__Dataset section__:
>>>

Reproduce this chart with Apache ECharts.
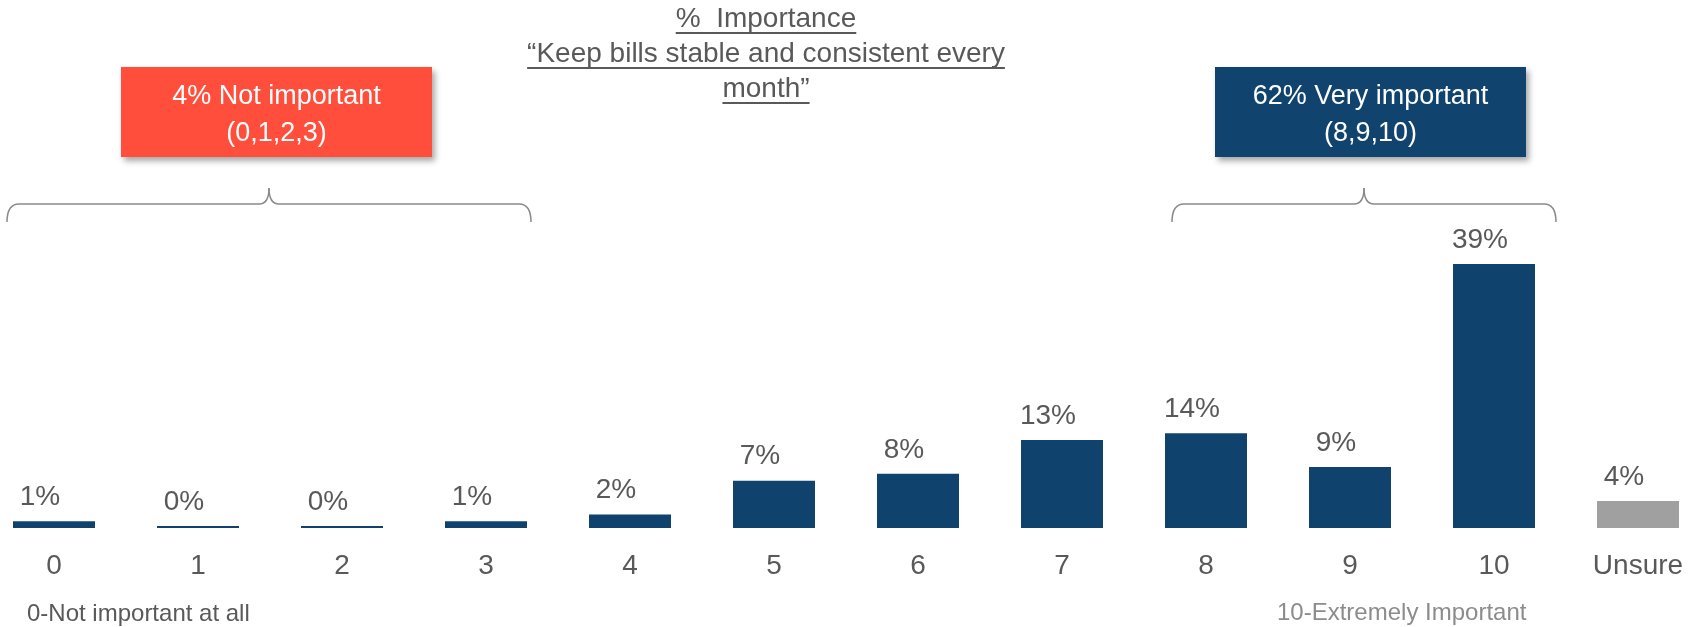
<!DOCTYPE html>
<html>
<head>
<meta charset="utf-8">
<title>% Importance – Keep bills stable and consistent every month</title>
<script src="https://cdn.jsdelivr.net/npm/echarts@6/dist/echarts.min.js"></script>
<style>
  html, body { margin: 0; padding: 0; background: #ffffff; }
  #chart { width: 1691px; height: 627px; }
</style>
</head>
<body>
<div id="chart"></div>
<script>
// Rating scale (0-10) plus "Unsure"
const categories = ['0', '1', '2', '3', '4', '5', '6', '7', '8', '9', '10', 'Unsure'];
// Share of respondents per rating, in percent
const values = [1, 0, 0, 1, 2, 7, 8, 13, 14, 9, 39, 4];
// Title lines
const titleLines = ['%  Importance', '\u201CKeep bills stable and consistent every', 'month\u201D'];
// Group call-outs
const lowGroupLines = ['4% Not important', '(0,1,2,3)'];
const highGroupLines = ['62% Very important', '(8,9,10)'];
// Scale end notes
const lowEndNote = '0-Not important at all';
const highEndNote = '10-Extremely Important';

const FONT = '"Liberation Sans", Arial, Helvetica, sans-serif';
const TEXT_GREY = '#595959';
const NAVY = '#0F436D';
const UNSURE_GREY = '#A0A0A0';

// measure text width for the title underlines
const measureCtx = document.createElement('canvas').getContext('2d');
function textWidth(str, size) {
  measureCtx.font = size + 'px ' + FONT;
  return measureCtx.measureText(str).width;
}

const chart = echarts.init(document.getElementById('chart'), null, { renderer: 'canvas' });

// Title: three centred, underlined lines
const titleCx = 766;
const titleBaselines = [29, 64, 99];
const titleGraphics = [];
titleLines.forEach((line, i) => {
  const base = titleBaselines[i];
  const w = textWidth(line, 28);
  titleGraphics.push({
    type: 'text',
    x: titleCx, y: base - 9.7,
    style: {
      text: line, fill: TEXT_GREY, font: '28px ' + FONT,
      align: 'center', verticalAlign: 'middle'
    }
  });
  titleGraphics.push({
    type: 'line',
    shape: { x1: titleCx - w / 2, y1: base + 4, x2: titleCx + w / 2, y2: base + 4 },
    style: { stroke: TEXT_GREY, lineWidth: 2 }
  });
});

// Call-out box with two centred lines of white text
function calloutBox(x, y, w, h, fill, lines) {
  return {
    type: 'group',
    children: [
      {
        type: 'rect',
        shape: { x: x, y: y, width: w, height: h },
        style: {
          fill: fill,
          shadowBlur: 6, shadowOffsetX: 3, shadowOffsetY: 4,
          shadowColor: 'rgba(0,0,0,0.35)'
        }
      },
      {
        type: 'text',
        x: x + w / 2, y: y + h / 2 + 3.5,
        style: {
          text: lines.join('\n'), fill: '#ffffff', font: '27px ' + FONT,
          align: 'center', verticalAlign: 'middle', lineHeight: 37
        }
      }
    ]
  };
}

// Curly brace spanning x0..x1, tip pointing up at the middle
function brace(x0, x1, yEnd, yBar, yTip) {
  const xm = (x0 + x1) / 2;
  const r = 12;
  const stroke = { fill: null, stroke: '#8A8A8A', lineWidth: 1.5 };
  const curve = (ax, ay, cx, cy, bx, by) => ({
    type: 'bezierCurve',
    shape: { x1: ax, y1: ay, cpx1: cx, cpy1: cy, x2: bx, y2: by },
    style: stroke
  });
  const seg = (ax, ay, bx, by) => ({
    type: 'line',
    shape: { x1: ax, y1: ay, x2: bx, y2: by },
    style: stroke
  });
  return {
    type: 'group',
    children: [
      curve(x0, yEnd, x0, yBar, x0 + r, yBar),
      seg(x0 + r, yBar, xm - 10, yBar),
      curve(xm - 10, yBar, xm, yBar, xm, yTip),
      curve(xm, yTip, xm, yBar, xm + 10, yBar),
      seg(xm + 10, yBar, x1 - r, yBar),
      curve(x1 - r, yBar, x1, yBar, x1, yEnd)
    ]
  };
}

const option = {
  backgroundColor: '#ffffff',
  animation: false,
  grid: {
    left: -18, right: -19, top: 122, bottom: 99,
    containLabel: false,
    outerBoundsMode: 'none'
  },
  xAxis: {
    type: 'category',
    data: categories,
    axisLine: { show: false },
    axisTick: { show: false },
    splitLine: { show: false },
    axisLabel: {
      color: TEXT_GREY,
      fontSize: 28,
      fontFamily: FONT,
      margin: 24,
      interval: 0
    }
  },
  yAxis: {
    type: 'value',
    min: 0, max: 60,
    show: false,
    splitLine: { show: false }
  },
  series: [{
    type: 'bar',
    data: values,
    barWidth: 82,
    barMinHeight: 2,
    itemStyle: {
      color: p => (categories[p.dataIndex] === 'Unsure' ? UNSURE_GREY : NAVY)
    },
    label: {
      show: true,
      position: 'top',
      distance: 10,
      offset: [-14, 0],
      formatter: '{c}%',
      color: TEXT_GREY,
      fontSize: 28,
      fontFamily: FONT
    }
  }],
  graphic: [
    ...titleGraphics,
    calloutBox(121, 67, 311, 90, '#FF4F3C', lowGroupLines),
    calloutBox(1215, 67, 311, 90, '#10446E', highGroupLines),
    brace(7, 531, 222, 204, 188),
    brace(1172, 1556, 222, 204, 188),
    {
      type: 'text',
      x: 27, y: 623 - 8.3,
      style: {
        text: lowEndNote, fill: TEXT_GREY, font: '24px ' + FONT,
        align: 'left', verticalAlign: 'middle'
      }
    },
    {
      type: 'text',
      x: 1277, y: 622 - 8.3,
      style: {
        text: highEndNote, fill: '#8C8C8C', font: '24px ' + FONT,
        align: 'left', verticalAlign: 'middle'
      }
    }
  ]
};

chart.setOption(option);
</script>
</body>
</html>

<<<

__Task directions__: Please set down each line of the data above exactly as written, without the pictures.

__Solution__:
Reproduce this chart with Apache ECharts.
<!DOCTYPE html>
<html>
<head>
<meta charset="utf-8">
<title>% Importance – Keep bills stable and consistent every month</title>
<script src="https://cdn.jsdelivr.net/npm/echarts@6/dist/echarts.min.js"></script>
<style>
  html, body { margin: 0; padding: 0; background: #ffffff; }
  #chart { width: 1691px; height: 627px; }
</style>
</head>
<body>
<div id="chart"></div>
<script>
// Rating scale (0-10) plus "Unsure"
const categories = ['0', '1', '2', '3', '4', '5', '6', '7', '8', '9', '10', 'Unsure'];
// Share of respondents per rating, in percent
const values = [1, 0, 0, 1, 2, 7, 8, 13, 14, 9, 39, 4];
// Title lines
const titleLines = ['%  Importance', '\u201CKeep bills stable and consistent every', 'month\u201D'];
// Group call-outs
const lowGroupLines = ['4% Not important', '(0,1,2,3)'];
const highGroupLines = ['62% Very important', '(8,9,10)'];
// Scale end notes
const lowEndNote = '0-Not important at all';
const highEndNote = '10-Extremely Important';

const FONT = '"Liberation Sans", Arial, Helvetica, sans-serif';
const TEXT_GREY = '#595959';
const NAVY = '#0F436D';
const UNSURE_GREY = '#A0A0A0';

// measure text width for the title underlines
const measureCtx = document.createElement('canvas').getContext('2d');
function textWidth(str, size) {
  measureCtx.font = size + 'px ' + FONT;
  return measureCtx.measureText(str).width;
}

const chart = echarts.init(document.getElementById('chart'), null, { renderer: 'canvas' });

// Title: three centred, underlined lines
const titleCx = 766;
const titleBaselines = [29, 64, 99];
const titleGraphics = [];
titleLines.forEach((line, i) => {
  const base = titleBaselines[i];
  const w = textWidth(line, 28);
  titleGraphics.push({
    type: 'text',
    x: titleCx, y: base - 9.7,
    style: {
      text: line, fill: TEXT_GREY, font: '28px ' + FONT,
      align: 'center', verticalAlign: 'middle'
    }
  });
  titleGraphics.push({
    type: 'line',
    shape: { x1: titleCx - w / 2, y1: base + 4, x2: titleCx + w / 2, y2: base + 4 },
    style: { stroke: TEXT_GREY, lineWidth: 2 }
  });
});

// Call-out box with two centred lines of white text
function calloutBox(x, y, w, h, fill, lines) {
  return {
    type: 'group',
    children: [
      {
        type: 'rect',
        shape: { x: x, y: y, width: w, height: h },
        style: {
          fill: fill,
          shadowBlur: 6, shadowOffsetX: 3, shadowOffsetY: 4,
          shadowColor: 'rgba(0,0,0,0.35)'
        }
      },
      {
        type: 'text',
        x: x + w / 2, y: y + h / 2 + 3.5,
        style: {
          text: lines.join('\n'), fill: '#ffffff', font: '27px ' + FONT,
          align: 'center', verticalAlign: 'middle', lineHeight: 37
        }
      }
    ]
  };
}

// Curly brace spanning x0..x1, tip pointing up at the middle
function brace(x0, x1, yEnd, yBar, yTip) {
  const xm = (x0 + x1) / 2;
  const r = 12;
  const stroke = { fill: null, stroke: '#8A8A8A', lineWidth: 1.5 };
  const curve = (ax, ay, cx, cy, bx, by) => ({
    type: 'bezierCurve',
    shape: { x1: ax, y1: ay, cpx1: cx, cpy1: cy, x2: bx, y2: by },
    style: stroke
  });
  const seg = (ax, ay, bx, by) => ({
    type: 'line',
    shape: { x1: ax, y1: ay, x2: bx, y2: by },
    style: stroke
  });
  return {
    type: 'group',
    children: [
      curve(x0, yEnd, x0, yBar, x0 + r, yBar),
      seg(x0 + r, yBar, xm - 10, yBar),
      curve(xm - 10, yBar, xm, yBar, xm, yTip),
      curve(xm, yTip, xm, yBar, xm + 10, yBar),
      seg(xm + 10, yBar, x1 - r, yBar),
      curve(x1 - r, yBar, x1, yBar, x1, yEnd)
    ]
  };
}

const option = {
  backgroundColor: '#ffffff',
  animation: false,
  grid: {
    left: -18, right: -19, top: 122, bottom: 99,
    containLabel: false,
    outerBoundsMode: 'none'
  },
  xAxis: {
    type: 'category',
    data: categories,
    axisLine: { show: false },
    axisTick: { show: false },
    splitLine: { show: false },
    axisLabel: {
      color: TEXT_GREY,
      fontSize: 28,
      fontFamily: FONT,
      margin: 24,
      interval: 0
    }
  },
  yAxis: {
    type: 'value',
    min: 0, max: 60,
    show: false,
    splitLine: { show: false }
  },
  series: [{
    type: 'bar',
    data: values,
    barWidth: 82,
    barMinHeight: 2,
    itemStyle: {
      color: p => (categories[p.dataIndex] === 'Unsure' ? UNSURE_GREY : NAVY)
    },
    label: {
      show: true,
      position: 'top',
      distance: 10,
      offset: [-14, 0],
      formatter: '{c}%',
      color: TEXT_GREY,
      fontSize: 28,
      fontFamily: FONT
    }
  }],
  graphic: [
    ...titleGraphics,
    calloutBox(121, 67, 311, 90, '#FF4F3C', lowGroupLines),
    calloutBox(1215, 67, 311, 90, '#10446E', highGroupLines),
    brace(7, 531, 222, 204, 188),
    brace(1172, 1556, 222, 204, 188),
    {
      type: 'text',
      x: 27, y: 623 - 8.3,
      style: {
        text: lowEndNote, fill: TEXT_GREY, font: '24px ' + FONT,
        align: 'left', verticalAlign: 'middle'
      }
    },
    {
      type: 'text',
      x: 1277, y: 622 - 8.3,
      style: {
        text: highEndNote, fill: '#8C8C8C', font: '24px ' + FONT,
        align: 'left', verticalAlign: 'middle'
      }
    }
  ]
};

chart.setOption(option);
</script>
</body>
</html>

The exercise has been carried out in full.